Labour’s Sadiq Khan said Londoners were being priced out as a result of the “housing crisis”, which he claimed was depriving Londoners of the opportunity to succeed.
He argued that the next generation was missing out, promising to deliver “first dibs” homes for London. He added that he would build a modern transport system, improve policing and ensure the city succeeded.
Finally, Ms Pidgeon said she had campaigned in the Greater London Assembly to save local Police and Community Support Officers and deliver transport improvements across the city.
She also claimed to understand the needs of Londoners, including 50,000 new council homes, wrap-around childcare and reducing transport fares.
Q&A with the Chair
The Chair then sought to highlight some issues from the London Tomorrow report and other topical issues.
He started off by asking the candidates if they would retain Metropolitan Police Commissioner Sir Bernard Hogan-Howe in his role.

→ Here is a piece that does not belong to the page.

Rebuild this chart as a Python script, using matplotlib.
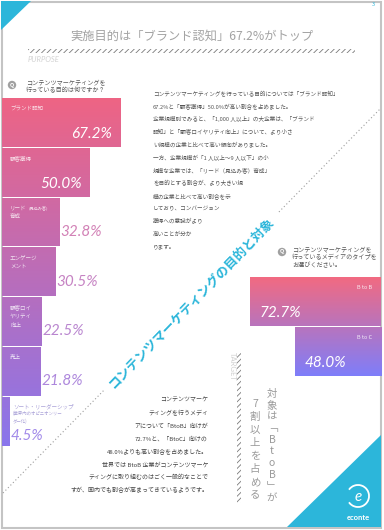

All five panellists spoke in favourable terms of Sir Bernard, but most declined to comment openly on whether they would retain him in post.

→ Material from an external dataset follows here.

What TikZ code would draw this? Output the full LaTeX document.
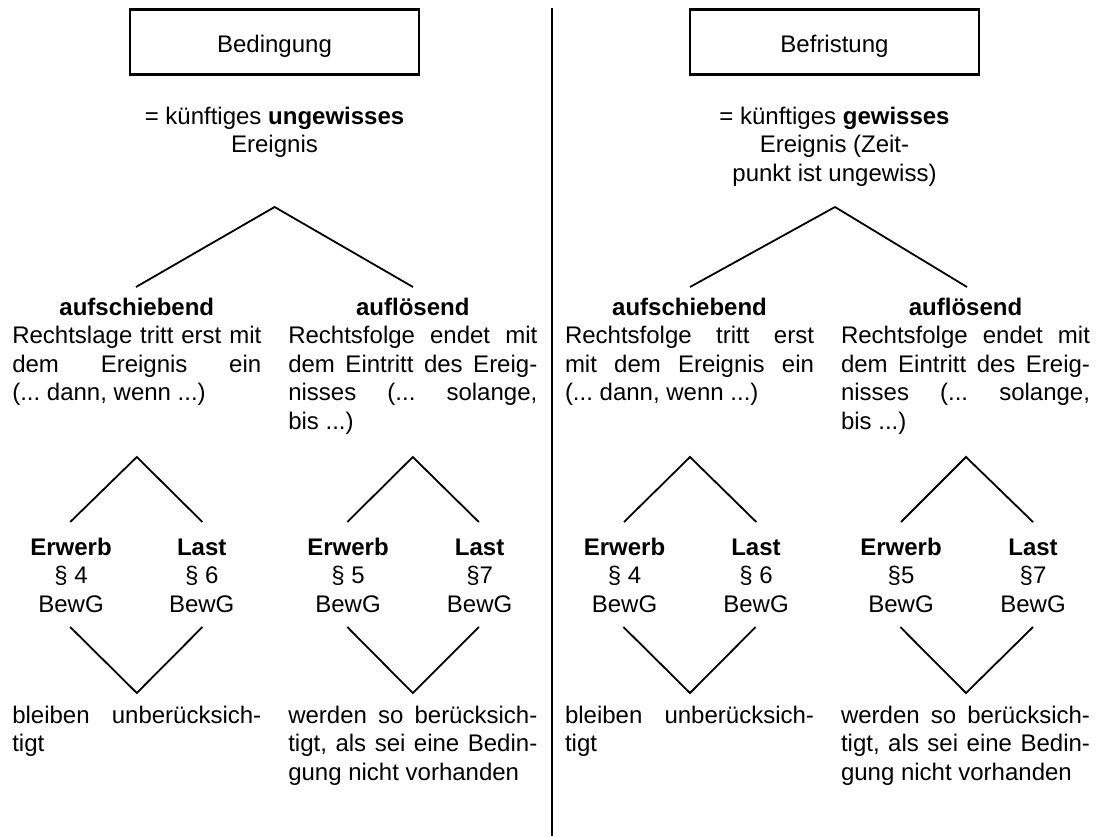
\documentclass[tikz,border=0pt]{standalone}
\usepackage{fontspec}
\setmainfont{Liberation Sans}
\newcommand\jline[1]{\makebox[249pt][s]{#1}}
\newcommand\colhead[1]{\makebox[249pt][c]{\bfseries #1}}
\begin{document}
\frenchspacing
\begin{tikzpicture}[x=1pt,y=-1pt,
  every node/.style={inner sep=0pt, outer sep=0pt, font=\fontsize{24}{28.6}\selectfont\frenchspacing},
  titlebox/.style={draw, line width=2.2pt, minimum width=289.5pt, minimum height=65pt, text height=22pt, text depth=2pt},
  para/.style={align=left, anchor=base west},
  mid/.style={align=center, anchor=base},
  branch/.style={line width=1.8pt},
  divider/.style={line width=2.5pt}]
\useasboundingbox[fill=white] (0,0) rectangle (1103,836);
% note: for multi-line nodes the base anchor is the baseline of the LAST line

% divider
\coordinate (dtop) at (552,8);
\coordinate (dbot) at (552,836);
\draw[divider] (dtop) -- (dbot);

% ---------------- left half ----------------
\node[titlebox] (lbox) at (274.5,42) {Bedingung};
\node[mid] (ldef) at (274.5,152.6) {= künftiges \textbf{ungewisses}\\Ereignis};

\coordinate (LA) at (274.6,207);
\coordinate (LA1) at (136,287);
\coordinate (LA2) at (413,287);
\draw[branch] (LA1) -- (LA) -- (LA2);

\node[para] (lp1) at (12.3,429.4) {\colhead{aufschiebend}\\
  \jline{Rechtslage tritt erst mit}\\
  \jline{dem Ereignis ein}\\
  (... dann, wenn ...)\\ \strut};
\node[para] (lp2) at (288.3,429.4) {\colhead{auflösend}\\
  \jline{Rechtsfolge endet mit}\\
  \jline{dem Eintritt des Ereig-}\\
  \jline{nisses (... solange,}\\
  bis ...)};

\coordinate (LB) at (136.8,457);
\coordinate (LB1) at (70.2,522);
\coordinate (LB2) at (202.4,522);
\draw[branch] (LB1) -- (LB) -- (LB2);
\coordinate (LC) at (412.8,457);
\coordinate (LC1) at (347.3,522);
\coordinate (LC2) at (478.8,522);
\draw[branch] (LC1) -- (LC) -- (LC2);

\node[mid] (l1) at (71,612.2) {\textbf{Erwerb}\\§ 4\\BewG};
\node[mid] (l2) at (201.7,612.2) {\textbf{Last}\\§ 6\\BewG};
\node[mid] (l3) at (348,612.2) {\textbf{Erwerb}\\§ 5\\BewG};
\node[mid] (l4) at (479.6,612.2) {\textbf{Last}\\§7\\BewG};

\coordinate (LD1) at (70.2,627);
\coordinate (LD) at (136.8,693);
\coordinate (LD2) at (202.4,627);
\draw[branch] (LD1) -- (LD) -- (LD2);
\coordinate (LE1) at (347.3,627);
\coordinate (LE) at (412.8,693);
\coordinate (LE2) at (478.8,627);
\draw[branch] (LE1) -- (LE) -- (LE2);

\node[para] (lr1) at (12.3,751.6) {\jline{bleiben unberücksich-}\\tigt};
\node[para] (lr2) at (288.3,780.2) {\jline{werden so berücksich-}\\
  \jline{tigt, als sei eine Bedin-}\\
  gung nicht vorhanden};

% ---------------- right half ----------------
\node[titlebox] (rbox) at (834.5,42) {Befristung};
\node[mid] (rdef) at (834.5,181.2) {= künftiges \textbf{gewisses}\\Ereignis (Zeit-\\punkt ist ungewiss)};

\coordinate (RA) at (835,207);
\coordinate (RA1) at (690,287);
\coordinate (RA2) at (967,287);
\draw[branch] (RA1) -- (RA) -- (RA2);

\node[para] (rp1) at (565,429.4) {\colhead{aufschiebend}\\
  \jline{Rechtsfolge tritt erst}\\
  \jline{mit dem Ereignis ein}\\
  (... dann, wenn ...)\\ \strut};
\node[para] (rp2) at (841,429.4) {\colhead{auflösend}\\
  \jline{Rechtsfolge endet mit}\\
  \jline{dem Eintritt des Ereig-}\\
  \jline{nisses (... solange,}\\
  bis ...)};

\coordinate (RB) at (690,457);
\coordinate (RB1) at (624,522);
\coordinate (RB2) at (756.3,522);
\draw[branch] (RB1) -- (RB) -- (RB2);
\coordinate (RC) at (966,457);
\coordinate (RC1) at (901,522);
\coordinate (RC2) at (1033,522);
\draw[branch] (RC1) -- (RC) -- (RC2);

\node[mid] (r1) at (624.5,612.2) {\textbf{Erwerb}\\§ 4\\BewG};
\node[mid] (r2) at (756,612.2) {\textbf{Last}\\§ 6\\BewG};
\node[mid] (r3) at (901,612.2) {\textbf{Erwerb}\\§5\\BewG};
\node[mid] (r4) at (1033,612.2) {\textbf{Last}\\§7\\BewG};

\coordinate (RD1) at (623.4,627);
\coordinate (RD) at (690,693);
\coordinate (RD2) at (755.6,627);
\draw[branch] (RD1) -- (RD) -- (RD2);
\coordinate (RE1) at (900.3,627);
\coordinate (RE) at (966,693);
\coordinate (RE2) at (1033,627);
\draw[branch] (RE1) -- (RE) -- (RE2);

\node[para] (rr1) at (565,751.6) {\jline{bleiben unberücksich-}\\tigt};
\node[para] (rr2) at (841,780.2) {\jline{werden so berücksich-}\\
  \jline{tigt, als sei eine Bedin-}\\
  gung nicht vorhanden};
\end{tikzpicture}
\end{document}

Ms Pidgeon criticised Sir Bernard’s stance over the use of water cannon by the Met, but expressed confidence in his other decisions.
There needed to be a reconnection between the police and the communities they operated within, Mr Whittle said, adding that officers could come from those same neighbourhoods they worked in.

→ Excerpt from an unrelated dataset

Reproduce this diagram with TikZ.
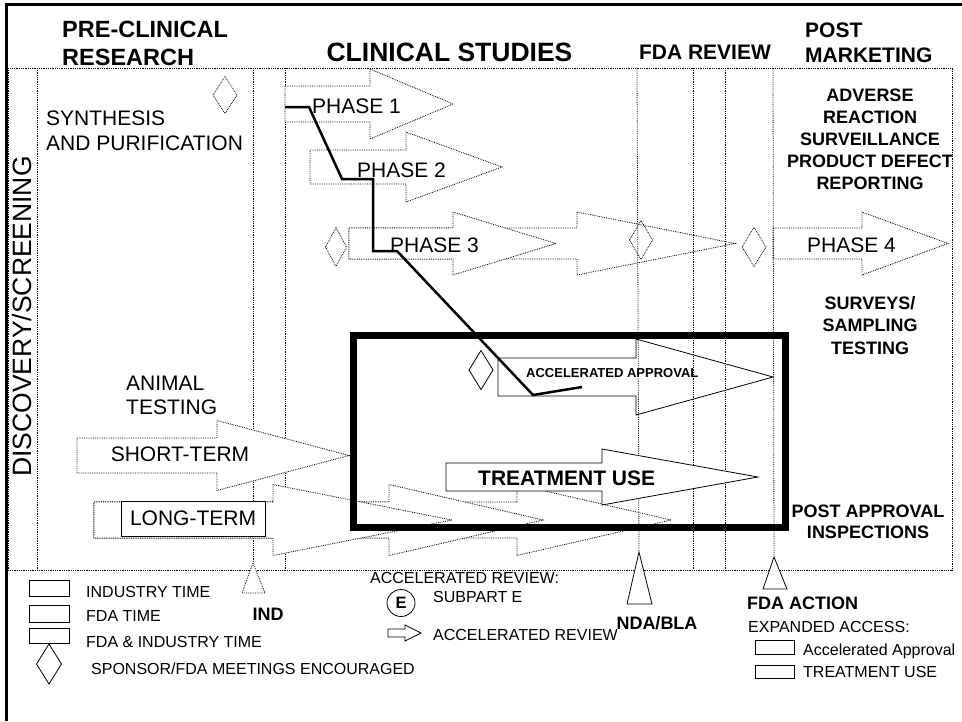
\documentclass[tikz,border=0pt]{standalone}
\usepackage{fontspec}
\setmainfont{Liberation Sans}

% block arrow: [style]{left}{neck}{tip}{centre y}{half body}{half head}
\newcommand{\blockarrow}[7][]{%
  \draw[#1] (#2,#5-#6) -- (#3,#5-#6) -- (#3,#5-#7) -- (#4,#5)
    -- (#3,#5+#7) -- (#3,#5+#6) -- (#2,#5+#6) -- cycle;}
% meeting diamond: [style]{x}{y}{width}{height}
\newcommand{\meetdiamond}[5][]{%
  \draw[#1] (#2-#4/2,#3) -- (#2,#3-#5/2) -- (#2+#4/2,#3) -- (#2,#3+#5/2) -- cycle;}

\begin{document}
\begin{tikzpicture}
  [x=1pt, y=-1pt,
   txt/.style={inner sep=0pt, font=\fontsize{21}{25}\selectfont},
   head/.style={inner sep=0pt, font=\bfseries\fontsize{21}{25}\selectfont},
   bold/.style={inner sep=0pt, align=center, font=\bfseries\fontsize{18}{22}\selectfont},
   legend/.style={inner sep=0pt, anchor=west, font=\fontsize{16}{19}\selectfont},
   grid/.style={densely dotted, line width=0.8pt},
   dotarrow/.style={densely dotted, line width=0.8pt, fill=white},
   fullarrow/.style={line width=0.8pt, fill=white},
   box/.style={line width=0.8pt},
   stair/.style={line width=2.5pt},
   frame/.style={line width=3pt}]

  \useasboundingbox (0,0) rectangle (962,721);

  % frame and columns
  \draw[frame] (6.5,721) -- (6.5,4.5) -- (962,4.5);
  \draw[grid] (8,68) rectangle (952,570);
  \draw[grid] (37,68) -- (37,570);
  \coordinate (ind) at (253,563);
  \coordinate (nda) at (639,552);
  \coordinate (fdaact) at (774,557);
  \draw[grid] (253,68) -- (ind);
  \draw[grid] (285,68) -- (285,570);

  % phases
  \blockarrow[dotarrow]{285}{370}{453}{104}{18}{35}
  \blockarrow[dotarrow]{310}{406}{502}{167}{17}{35}
  \blockarrow[dotarrow]{349}{577}{735}{243.5}{15.5}{31.5}
  \blockarrow[dotarrow]{349}{453}{556}{243.5}{15.5}{31.5}
  \blockarrow[dotarrow]{773}{862}{948}{243.5}{15.5}{31.5}

  % animal testing
  \blockarrow[dotarrow]{77}{217}{349}{455.5}{17.5}{35}
  \blockarrow[dotarrow]{94}{517}{671}{520}{18}{35.5}
  \blockarrow[dotarrow]{94}{389}{543}{520}{18}{35.5}
  \blockarrow[dotarrow]{94}{273}{452}{520}{18}{35.5}
  \draw[box, fill=white] (121,501) rectangle (265,536);

  % accelerated approval
  \blockarrow[fullarrow]{498}{636}{773}{377}{19}{38}

  % fda review
  \draw[grid] (637,68) -- (nda);
  \draw[grid] (693,68) -- (693,570);
  \draw[grid] (725,68) -- (725,570);
  \draw[grid] (773,68) -- (fdaact);

  % treatment use
  \blockarrow[fullarrow]{446}{602}{758}{477}{14}{28}

  % meetings
  \meetdiamond[grid]{225}{95}{24}{37}
  \meetdiamond[grid]{336}{247}{21}{39}
  \meetdiamond[grid]{641}{240}{23}{39}
  \meetdiamond[grid]{754}{247}{24}{39}
  \meetdiamond[box, fill=white]{481}{370}{24}{39}

  \draw[line width=7pt] (353,335) rectangle (785,527);
  \draw[stair] (285,107) -- (309,107) -- (342,179) -- (373,179) -- (373,251)
    -- (397,251) -- (533,395) -- (582,387);

  % headings
  \node[head, anchor=west, align=left, font=\bfseries\fontsize{23.5}{28}\selectfont] (precl) at (62,43) {PRE-CLINICAL\\RESEARCH};
  \node[head, font=\bfseries\fontsize{26.5}{30}\selectfont] (clin) at (449.5,52) {CLINICAL STUDIES};
  \node[head] (fdarev) at (705,52) {FDA REVIEW};
  \node[head, anchor=west, align=left] (postm) at (805,42.5) {POST\\MARKETING};
  \node[txt, rotate=90, font=\fontsize{26.5}{30}\selectfont] (disc) at (22.5,316.5) {DISCOVERY/SCREENING};

  \node[txt, anchor=west, align=left] (synth) at (46,130.5) {SYNTHESIS\\AND PURIFICATION};
  \node[txt, anchor=west, align=left, font=\fontsize{21}{24}\selectfont] (animal) at (126,395) {ANIMAL\\TESTING};
  \node[txt] (short) at (180,454) {SHORT-TERM};
  \node[txt] (long) at (193,518) {LONG-TERM};
  \node[txt, anchor=west] (ph1) at (312,106) {PHASE 1};
  \node[txt, anchor=west] (ph2) at (357,170) {PHASE 2};
  \node[txt, anchor=west] (ph3) at (390,245) {PHASE 3};
  \node[txt, anchor=west] (ph4) at (807,245) {PHASE 4};
  \node[inner sep=0pt, anchor=west, font=\bfseries\fontsize{13}{15}\selectfont] (accel) at (526,373) {ACCELERATED APPROVAL};
  \node[head, anchor=west] (treat) at (478,478) {TREATMENT USE};

  \node[bold] (adverse) at (870,139) {ADVERSE\\REACTION\\SURVEILLANCE\\PRODUCT DEFECT\\REPORTING};
  \node[bold, font=\bfseries\fontsize{18}{22.5}\selectfont] (survey) at (870,325.5) {SURVEYS/\\SAMPLING\\TESTING};
  \node[bold, font=\bfseries\fontsize{18}{21}\selectfont] (inspect) at (868,521.5) {POST APPROVAL\\INSPECTIONS};

  % legend
  \draw[box] (29,580) rectangle (69,596);
  \draw[box] (29,605) rectangle (69,622);
  \draw[box] (29,628) rectangle (69,643);
  \meetdiamond[box]{49}{664}{25}{40}
  \node[legend] (indtime) at (86,592) {INDUSTRY TIME};
  \node[legend] (fdatime) at (86,616) {FDA TIME};
  \node[legend] (bothtime) at (86,642) {FDA \& INDUSTRY TIME};
  \node[legend] (meet) at (91,669) {SPONSOR/FDA MEETINGS ENCOURAGED};

  \draw[grid, fill=white] (ind) -- (265,593) -- (242,593) -- cycle;
  \draw[box, fill=white] (nda) -- (652,604) -- (627,604) -- cycle;
  \draw[box, fill=white] (fdaact) -- (787,589) -- (763,589) -- cycle;
  \node[bold] (indlbl) at (268,614) {IND};
  \node[bold] (ndalbl) at (657,623) {NDA/BLA};
  \node[bold, anchor=west] (actlbl) at (747,603) {FDA ACTION};

  \node[legend] (accrev) at (370,578) {ACCELERATED REVIEW:};
  \node[inner sep=0pt, font=\bfseries\fontsize{16.5}{19}\selectfont] (subE) at (401,603) {E};
  \draw[box] (subE.center) ellipse [x radius=14, y radius=13.5];
  \node[legend] (subpart) at (433,597) {SUBPART E};
  \blockarrow[fullarrow]{388}{405}{421}{633}{4}{8}
  \node[legend] (accrev2) at (433,635) {ACCELERATED REVIEW};

  \node[legend] (expand) at (748,627) {EXPANDED ACCESS:};
  \draw[box] (755,640) rectangle (794,654);
  \draw[box] (755,665) rectangle (794,678);
  \node[legend] (aalbl) at (803,651) {Accelerated Approval};
  \node[legend] (tulbl) at (803,672) {TREATMENT USE};
\end{tikzpicture}
\end{document}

The Chair asked how 50,000 new homes could be built in London.
In reply, Ms Pidgeon said the Liberal Democrats wanted to turn the Olympic Precept on council tax to allow money to be borrowed for housing, also wanting to set-up a construction skills academy at City Hall.
People who had lived in London more than five years should be given priority to social housing, Mr Whittle said. He added that the uncontrolled migration into London was the “driver behind the housing crisis”.
He added that he wanted to see a sensible migration policy to help tackle the housing crisis.
Mr Khan said that his family’s council house had given him security and affordability growing up. He criticised the current definition of affordable homes of £450,000 used by Mr Goldsmith, citing research from Shelter stating that an average salary of £77,000 would be needed to afford such a home.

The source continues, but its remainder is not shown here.